When Hitler & Co. came to power in 1933, they began exerting pressure on international news organizations operating in the Third Reich to conform to Nazi standards. One such standard was the Editor’s Law, enacted by the new regime to strictly limit what newspapers were allowed to publish. It also restricted the profession of journalism to Aryans, and mandated that Jews be removed from newsrooms.
Foreign journalists working in Germany thus found themselves being called upon to collect and send out news while being hosted by a government that wanted nothing to do with independent and objective journalism. Most international news organization refused to comply with such conditions, and withdrew from Germany rather than sacrifice their journalistic integrity and common decency.
The AP opted to stick around, and to placate the Nazi authorities, it fired all of its local Jewish staff. It also engaged in self-censorship and started adjusting its news reporting in order to keep the Nazis sweet.

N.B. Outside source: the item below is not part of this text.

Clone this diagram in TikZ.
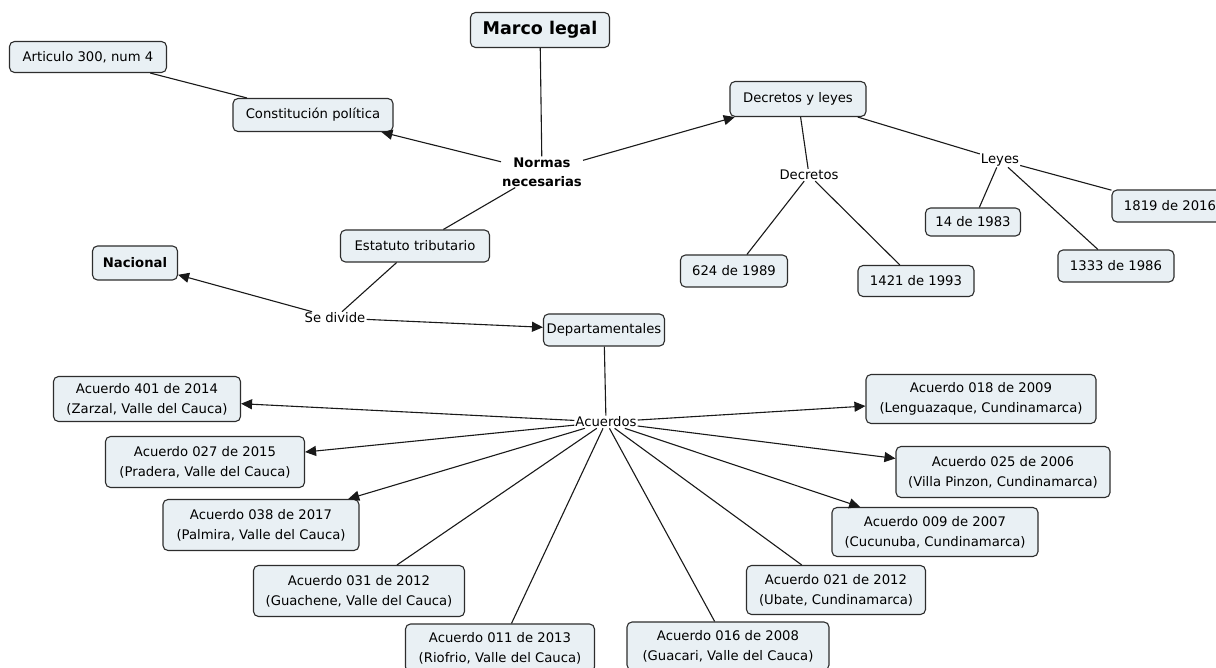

Among those adjustments was the downplaying of the daily discrimination endured by Jews in the Third Reich, and by the end of 1933, the AP was refusing to publish images depicting such discrimination. It worked. By 1935, most international news organizations of the day, such as Wide World Photos and Keystone, had been kicked out of Germany by the Nazi authorities, but the AP was one of the few still allowed to operate in the country.
After America joined the war in December of 1941, AP’s Berlin office was closed, and its American staffers were arrested and interned, before getting swapped in a prisoner exchange. However, in order to continue to obtain photographs from Nazi-occupied Europe, the AP made arrangements with news agencies in neutral countries to receive photos for the Third Reich, in exchange for furnishing the Germans with AP photos. The AP images provided to Germany appeared in Nazi propaganda, some were altered, and nearly all their captions were changed to conform to the official Nazi viewpoint.